Exercise: Repeat every line of the listing below exactly, minus the pictures.

Provided material:
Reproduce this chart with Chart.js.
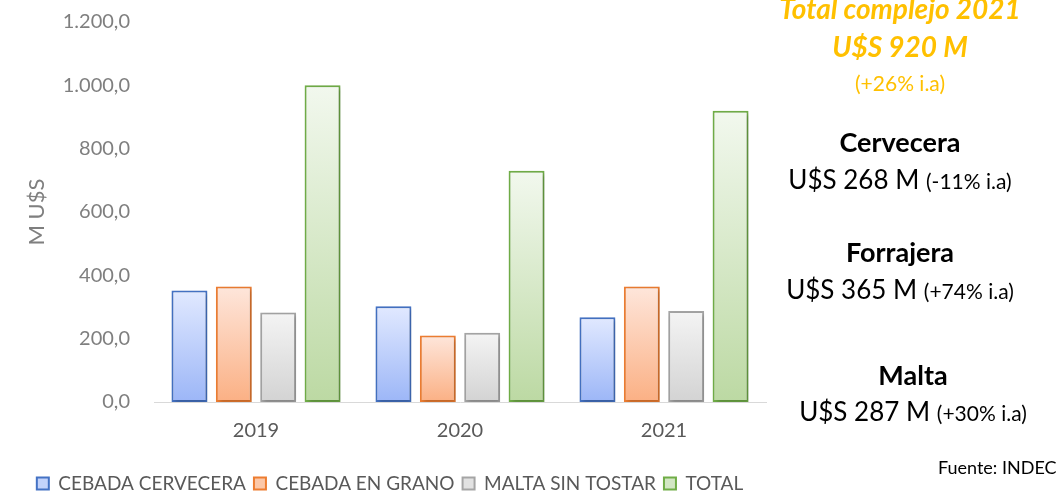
<!DOCTYPE html>
<html>
<head>
<meta charset="utf-8">
<script src="https://cdn.jsdelivr.net/npm/chart.js@4"></script>
<style>
  html, body { margin: 0; padding: 0; background: #fff; }
  #wrap { position: relative; width: 1056px; height: 494px; overflow: hidden; font-family: Lato, "Open Sans", sans-serif; }
  #wrap canvas { position: absolute; left: 0; top: -14px; }
  .side { position: absolute; left: 757px; width: 286px; text-align: center; white-space: nowrap; line-height: 30px; }
  .gold { color: #FFC000; }
  .bi { font-weight: bold; font-style: italic; font-size: 28px; }
  .big { font-size: 26px; color: #000; }
  .small { font-size: 21px; }
  .head { font-weight: bold; font-size: 27px; color: #000; }
</style>
</head>
<body>
<div id="wrap">
  <canvas id="myChart" width="1056" height="508"></canvas>

  <!-- right hand notes -->
  <div class="side gold bi" style="top:-7px;">Total complejo 2021</div>
  <div class="side gold bi" style="top:31px;">U$S 920 M</div>
  <div class="side gold small" style="top:68px;">(+26% i.a)</div>

  <div class="side head" style="top:127px;">Cervecera</div>
  <div class="side big" style="top:164px;">U$S 268 M <span class="small">(-11% i.a)</span></div>

  <div class="side head" style="top:237px;">Forrajera</div>
  <div class="side big" style="top:274px;">U$S 365 M <span class="small">(+74% i.a)</span></div>

  <div class="side head" style="top:360px; left:770px;">Malta</div>
  <div class="side big" style="top:396px; left:770px;">U$S 287 M <span class="small">(+30% i.a)</span></div>

  <div style="position:absolute; left:938px; top:455px; font-size:18px; line-height:24px; color:#000; white-space:nowrap;">Fuente: INDEC</div>
</div>

<script>
const years = ['2019', '2020', '2021'];
const cervecera = [352, 302, 268];
const enGrano = [365, 210, 365];
const maltaSinTostar = [283, 219, 287];
const total = [1000, 730, 920];
const yTicks = [0, 200, 400, 600, 800, 1000, 1200];

// border, light top, darker bottom, legend box
const palette = [
  ['#4472C4', '#e1e9ff', '#9cb6f7', '#c3d3fb'],
  ['#ED7D31', '#fee6db', '#fbb084', '#fcc8a8'],
  ['#A5A5A5', '#f4f4f4', '#d3d3d3', '#e2e2e2'],
  ['#70AD47', '#f2f8ee', '#bcd9a3', '#d3e7c4']
];

// format like 1.200,0
function fmt(v) {
  let s = Math.round(v).toString();
  s = s.replace(/\B(?=(\d{3})+(?!\d))/g, '.');
  return s + ',0';
}

function barFill(i) {
  return function (context) {
    const chart = context.chart;
    const yScale = chart.scales.y;
    if (!yScale || context.parsed === undefined) return palette[i][1];
    const top = yScale.getPixelForValue(context.parsed.y);
    const bottom = yScale.getPixelForValue(0);
    if (!isFinite(top) || !isFinite(bottom) || top === bottom) return palette[i][1];
    const g = chart.ctx.createLinearGradient(0, top, 0, bottom);
    g.addColorStop(0, palette[i][1]);
    g.addColorStop(1, palette[i][2]);
    return g;
  };
}

function makeSet(label, data, i) {
  return {
    label: label,
    data: data,
    backgroundColor: barFill(i),
    borderColor: palette[i][0],
    borderWidth: 2,
    borderSkipped: false,
    barPercentage: 0.81,
    categoryPercentage: 0.87
  };
}

// soft shadow behind the bars
const shadowPlugin = {
  id: 'barShadow',
  beforeDatasetsDraw(chart) {
    const c = chart.ctx;
    c.save();
    c.shadowColor = 'rgba(0,0,0,0.22)';
    c.shadowBlur = 4;
    c.shadowOffsetX = 2;
    c.shadowOffsetY = 2;
  },
  afterDatasetsDraw(chart) {
    chart.ctx.restore();
  }
};

const ctx = document.getElementById('myChart');

new Chart(ctx, {
  type: 'bar',
  data: {
    labels: years,
    datasets: [
      makeSet('CEBADA CERVECERA', cervecera, 0),
      makeSet('CEBADA EN GRANO', enGrano, 1),
      makeSet('MALTA SIN TOSTAR', maltaSinTostar, 2),
      makeSet('TOTAL', total, 3)
    ]
  },
  plugins: [shadowPlugin],
  options: {
    responsive: false,
    animation: false,
    devicePixelRatio: 1,
    layout: {
      padding: { top: -11, right: 290, left: 14, bottom: -9 }
    },
    plugins: {
      tooltip: { enabled: false },
      legend: {
        position: 'bottom',
        // empty title only pushes the row down a bit
        title: { display: true, text: ' ', padding: 0, font: { size: 5 } },
        labels: {
          font: { family: 'Lato', size: 19 },
          color: '#595959',
          boxWidth: 12,
          boxHeight: 12,
          padding: 8,
          generateLabels(chart) {
            return chart.data.datasets.map((ds, i) => ({
              text: ds.label,
              fillStyle: palette[i][3],
              strokeStyle: palette[i][0],
              lineWidth: 2,
              fontColor: '#595959',
              datasetIndex: i,
              hidden: false
            }));
          }
        }
      }
    },
    scales: {
      x: {
        grid: { display: false, drawTicks: false },
        border: { color: '#d9d9d9', width: 1 },
        ticks: {
          font: { family: 'Lato', size: 20, lineHeight: 1 },
          color: '#595959',
          padding: 19
        }
      },
      y: {
        min: 0,
        max: 1200,
        afterBuildTicks(axis) {
          axis.ticks = yTicks.map(v => ({ value: v }));
        },
        afterFit(axis) {
          axis.width = 140;
        },
        grid: { display: false, drawTicks: false },
        border: { display: false },
        ticks: {
          font: { family: 'Lato', size: 20 },
          color: '#7f7f7f',
          padding: 24,
          callback: (v) => fmt(v)
        },
        title: {
          display: true,
          text: 'M U$S',
          font: { family: 'Lato', size: 22 },
          color: '#7f7f7f',
          padding: { top: 10, bottom: 10 }
        }
      }
    }
  }
});
</script>
</body>
</html>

Reply to the exercise:
Reproduce this chart with Chart.js.
<!DOCTYPE html>
<html>
<head>
<meta charset="utf-8">
<script src="https://cdn.jsdelivr.net/npm/chart.js@4"></script>
<style>
  html, body { margin: 0; padding: 0; background: #fff; }
  #wrap { position: relative; width: 1056px; height: 494px; overflow: hidden; font-family: Lato, "Open Sans", sans-serif; }
  #wrap canvas { position: absolute; left: 0; top: -14px; }
  .side { position: absolute; left: 757px; width: 286px; text-align: center; white-space: nowrap; line-height: 30px; }
  .gold { color: #FFC000; }
  .bi { font-weight: bold; font-style: italic; font-size: 28px; }
  .big { font-size: 26px; color: #000; }
  .small { font-size: 21px; }
  .head { font-weight: bold; font-size: 27px; color: #000; }
</style>
</head>
<body>
<div id="wrap">
  <canvas id="myChart" width="1056" height="508"></canvas>

  <!-- right hand notes -->
  <div class="side gold bi" style="top:-7px;">Total complejo 2021</div>
  <div class="side gold bi" style="top:31px;">U$S 920 M</div>
  <div class="side gold small" style="top:68px;">(+26% i.a)</div>

  <div class="side head" style="top:127px;">Cervecera</div>
  <div class="side big" style="top:164px;">U$S 268 M <span class="small">(-11% i.a)</span></div>

  <div class="side head" style="top:237px;">Forrajera</div>
  <div class="side big" style="top:274px;">U$S 365 M <span class="small">(+74% i.a)</span></div>

  <div class="side head" style="top:360px; left:770px;">Malta</div>
  <div class="side big" style="top:396px; left:770px;">U$S 287 M <span class="small">(+30% i.a)</span></div>

  <div style="position:absolute; left:938px; top:455px; font-size:18px; line-height:24px; color:#000; white-space:nowrap;">Fuente: INDEC</div>
</div>

<script>
const years = ['2019', '2020', '2021'];
const cervecera = [352, 302, 268];
const enGrano = [365, 210, 365];
const maltaSinTostar = [283, 219, 287];
const total = [1000, 730, 920];
const yTicks = [0, 200, 400, 600, 800, 1000, 1200];

// border, light top, darker bottom, legend box
const palette = [
  ['#4472C4', '#e1e9ff', '#9cb6f7', '#c3d3fb'],
  ['#ED7D31', '#fee6db', '#fbb084', '#fcc8a8'],
  ['#A5A5A5', '#f4f4f4', '#d3d3d3', '#e2e2e2'],
  ['#70AD47', '#f2f8ee', '#bcd9a3', '#d3e7c4']
];

// format like 1.200,0
function fmt(v) {
  let s = Math.round(v).toString();
  s = s.replace(/\B(?=(\d{3})+(?!\d))/g, '.');
  return s + ',0';
}

function barFill(i) {
  return function (context) {
    const chart = context.chart;
    const yScale = chart.scales.y;
    if (!yScale || context.parsed === undefined) return palette[i][1];
    const top = yScale.getPixelForValue(context.parsed.y);
    const bottom = yScale.getPixelForValue(0);
    if (!isFinite(top) || !isFinite(bottom) || top === bottom) return palette[i][1];
    const g = chart.ctx.createLinearGradient(0, top, 0, bottom);
    g.addColorStop(0, palette[i][1]);
    g.addColorStop(1, palette[i][2]);
    return g;
  };
}

function makeSet(label, data, i) {
  return {
    label: label,
    data: data,
    backgroundColor: barFill(i),
    borderColor: palette[i][0],
    borderWidth: 2,
    borderSkipped: false,
    barPercentage: 0.81,
    categoryPercentage: 0.87
  };
}

// soft shadow behind the bars
const shadowPlugin = {
  id: 'barShadow',
  beforeDatasetsDraw(chart) {
    const c = chart.ctx;
    c.save();
    c.shadowColor = 'rgba(0,0,0,0.22)';
    c.shadowBlur = 4;
    c.shadowOffsetX = 2;
    c.shadowOffsetY = 2;
  },
  afterDatasetsDraw(chart) {
    chart.ctx.restore();
  }
};

const ctx = document.getElementById('myChart');

new Chart(ctx, {
  type: 'bar',
  data: {
    labels: years,
    datasets: [
      makeSet('CEBADA CERVECERA', cervecera, 0),
      makeSet('CEBADA EN GRANO', enGrano, 1),
      makeSet('MALTA SIN TOSTAR', maltaSinTostar, 2),
      makeSet('TOTAL', total, 3)
    ]
  },
  plugins: [shadowPlugin],
  options: {
    responsive: false,
    animation: false,
    devicePixelRatio: 1,
    layout: {
      padding: { top: -11, right: 290, left: 14, bottom: -9 }
    },
    plugins: {
      tooltip: { enabled: false },
      legend: {
        position: 'bottom',
        // empty title only pushes the row down a bit
        title: { display: true, text: ' ', padding: 0, font: { size: 5 } },
        labels: {
          font: { family: 'Lato', size: 19 },
          color: '#595959',
          boxWidth: 12,
          boxHeight: 12,
          padding: 8,
          generateLabels(chart) {
            return chart.data.datasets.map((ds, i) => ({
              text: ds.label,
              fillStyle: palette[i][3],
              strokeStyle: palette[i][0],
              lineWidth: 2,
              fontColor: '#595959',
              datasetIndex: i,
              hidden: false
            }));
          }
        }
      }
    },
    scales: {
      x: {
        grid: { display: false, drawTicks: false },
        border: { color: '#d9d9d9', width: 1 },
        ticks: {
          font: { family: 'Lato', size: 20, lineHeight: 1 },
          color: '#595959',
          padding: 19
        }
      },
      y: {
        min: 0,
        max: 1200,
        afterBuildTicks(axis) {
          axis.ticks = yTicks.map(v => ({ value: v }));
        },
        afterFit(axis) {
          axis.width = 140;
        },
        grid: { display: false, drawTicks: false },
        border: { display: false },
        ticks: {
          font: { family: 'Lato', size: 20 },
          color: '#7f7f7f',
          padding: 24,
          callback: (v) => fmt(v)
        },
        title: {
          display: true,
          text: 'M U$S',
          font: { family: 'Lato', size: 22 },
          color: '#7f7f7f',
          padding: { top: 10, bottom: 10 }
        }
      }
    }
  }
});
</script>
</body>
</html>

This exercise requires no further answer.